The platform unveiled a soft launch late Sunday, according to Reuters, with many users prompted to join a waitlist. Some who tried to sign up reported glitches when attempting to create an account, though such issues are common in early app releases.
Truth Social has been delayed several times. The full launch was first planned for Feb. 21, but that date has been pushed back to March 31. The app is a product of the Trump Media & Technology Group, led by former Rep. Devin Nunes, R-Calif. The company has planned to go public via a merger with the Digital World Acquisition Corp., a special purpose acquisition corporation, or SPAC, with a market cap of more than $3 billion. DWAC disclosed in December that two financial regulators had opened probes into communications with Trump’s firm prior to the deal announcement.
In December, DWAC and TMTG announced agreements to raise $1 billion from a group of investors.
But those funds would not become available until the merger closes. Shares of Digital World were up about 14% on Tuesday. Based on screenshots on the Truth Social’s app listing page, the platform’s design most closely resembles Twitter, one of the social media platforms that suspended Trump in the wake of the Jan. 6 riot at the U.S. Capitol.
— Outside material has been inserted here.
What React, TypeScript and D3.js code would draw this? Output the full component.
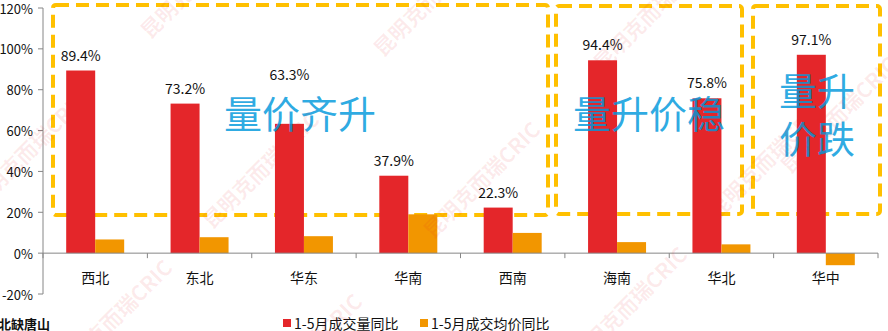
import React, { useEffect } from 'react';
import * as d3 from 'd3';

const categories = ['西北', '东北', '华东', '华南', '西南', '海南', '华北', '华中'];
const volumeYoY = [89.4, 73.2, 63.3, 37.9, 22.3, 94.4, 75.8, 97.1];
const priceYoY = [6.7, 7.8, 8.3, 19.0, 9.9, 5.4, 4.3, -5.9];
const yTicks = [-20, 0, 20, 40, 60, 80, 100, 120];
const seriesNames = ['1-5月成交量同比', '1-5月成交均价同比'];
const seriesColors = ['#E4262A', '#F29600'];
const footnote = '华北缺唐山';
const annotations = [
  { lines: ['量价齐升'], box: [53, 5, 548, 215], cx: 300, cy: [111] },
  { lines: ['量升价稳'], box: [556, 6, 742, 214], cx: 649, cy: [111] },
  { lines: ['量升', '价跌'], box: [753, 6, 880, 214], cx: 817, cy: [88, 136] },
];
// extra upward shift of a value label that would otherwise sit under an annotation
const labelLift: Record<string, number> = { 华东: 34 };
const watermarkText = '昆明克而瑞CRIC';
const watermarkPos = [
  [-20, 210], [150, 40], [212, 230], [433, 240], [383, 58], [65, 378],
  [603, 72], [718, 220], [255, 412], [580, 365], [790, 175],
];

const W = 888;
const H = 331;
const FONT = '"Noto Sans CJK SC", "Noto Sans", sans-serif';

export default function App() {
  useEffect(() => {
    document.body.style.margin = '0';
  }, []);

  const x = d3.scaleBand<string>().domain(categories).range([43, 878]).padding(0);
  const inner = d3
    .scaleBand<string>()
    .domain(['v', 'p'])
    .range([0, x.bandwidth()])
    .paddingInner(0)
    .paddingOuter(0.8);
  const y = d3.scaleLinear().domain([-20, 120]).range([294, 8]);
  const y0 = y(0);

  const boundaries = categories.map((c) => x(c)!).concat([x.range()[1]]);
  const legendX = [283, 420];

  return (
    <div style={{ position: 'absolute', left: 0, top: 0 }}>
      <svg width={W} height={H} style={{ display: 'block', fontFamily: FONT }}>
        <rect x={0} y={0} width={W} height={H} fill="#fff" />

        {/* dashed annotation boxes */}
        {annotations.map((a, i) => (
          <rect
            key={'box' + i}
            x={a.box[0]}
            y={a.box[1]}
            width={a.box[2] - a.box[0]}
            height={a.box[3] - a.box[1]}
            rx={3}
            fill="none"
            stroke="#FFC000"
            strokeWidth={4}
            strokeDasharray="13 7"
          />
        ))}

        {/* bars */}
        {categories.map((c, i) => {
          const bx = x(c)!;
          const v = volumeYoY[i];
          const p = priceYoY[i];
          return (
            <g key={c}>
              <rect
                x={bx + inner('v')!}
                y={Math.min(y(v), y0)}
                width={inner.bandwidth()}
                height={Math.abs(y(v) - y0)}
                fill={seriesColors[0]}
              />
              <rect
                x={bx + inner('p')!}
                y={Math.min(y(p), y0)}
                width={inner.bandwidth()}
                height={Math.abs(y(p) - y0)}
                fill={seriesColors[1]}
              />
              <text
                x={bx + inner('v')! + inner.bandwidth() / 2}
                y={y(v) - 16 - (labelLift[c] || 0)}
                textAnchor="middle"
                dominantBaseline="central"
                fontSize={14}
                fill="#111"
              >
                {v.toFixed(1) + '%'}
              </text>
              <text
                x={bx + x.bandwidth() / 2}
                y={277}
                textAnchor="middle"
                dominantBaseline="central"
                fontSize={14}
                fill="#111"
              >
                {c}
              </text>
            </g>
          );
        })}

        {/* axes */}
        <line x1={43} x2={43} y1={y(120)} y2={y(-20)} stroke="#868686" strokeWidth={1} />
        {yTicks.map((t) => (
          <g key={'yt' + t}>
            <line x1={38} x2={43} y1={y(t)} y2={y(t)} stroke="#868686" />
            <text
              x={33}
              y={y(t)}
              textAnchor="end"
              dominantBaseline="central"
              fontSize={13}
              fill="#111"
            >
              {t + '%'}
            </text>
          </g>
        ))}
        <line x1={43} x2={878} y1={y0} y2={y0} stroke="#868686" strokeWidth={1} />
        {boundaries.map((bx, i) => (
          <line key={'xt' + i} x1={bx} x2={bx} y1={y0} y2={y0 + 5} stroke="#868686" />
        ))}

        {/* annotation texts */}
        {annotations.map((a, i) =>
          a.lines.map((l, j) => (
            <text
              key={'at' + i + '-' + j}
              x={a.cx}
              y={a.cy[j]}
              textAnchor="middle"
              dominantBaseline="central"
              fontSize={38}
              fill="#0098DC"
              fillOpacity={0.82}
            >
              {l}
            </text>
          ))
        )}

        {/* legend */}
        {seriesNames.map((s, i) => (
          <g key={s}>
            <rect x={legendX[i]} y={319} width={8} height={8} fill={seriesColors[i]} />
            <text x={legendX[i] + 11} y={323} dominantBaseline="central" fontSize={14} fill="#111">
              {s}
            </text>
          </g>
        ))}

        {/* footnote */}
        <text x={-15} y={323} dominantBaseline="central" fontSize={13} fontWeight="bold" fill="#111">
          {footnote}
        </text>

        {/* watermark */}
        {watermarkPos.map(([wx, wy], i) => (
          <text
            key={'wm' + i}
            transform={`translate(${wx},${wy}) rotate(-45)`}
            fontSize={21}
            fontWeight="bold"
            fill="#E4262A"
            fillOpacity={0.09}
          >
            {watermarkText}
          </text>
        ))}
      </svg>
    </div>
  );
}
The platform aims to distinguish itself through its content moderation philosophy, with the website calling it “America’s ‘Big Tent’ social media platform that encourages an open, free, and honest global conversation without discriminating against political ideology.” Even so, Nunes previously told Fox Business the company will have content moderation to ensure it remains a “family-friendly” space.
Facebook and Twitter refuted claims that they discriminated against conservatives and their content.
Trump and his supporters railed against mainstream social media platforms such as Twitter and Facebook while he was in office, claiming the platforms discriminated against conservatives in their content moderation practices. Those platforms have denied those claims, and while on occasion they’ve acknowledged mistakes that were later reversed, say their moderators simply try to enforce their public community guidelines.
Trump’s suspension from both platforms toward the end of his term in office reinvigorated his supporters against the platforms. Several new or less popular social media apps that promised a more hands-off approach to content moderation, such as Getty, Parler and Gab, saw increased attention in the wake of Jan. 6.
A lenient approach to content moderation could present tricky questions for app distributors such as Apple and Google, as they did when users flocked to Parler in the wake of the Capitol riot, calling for violence.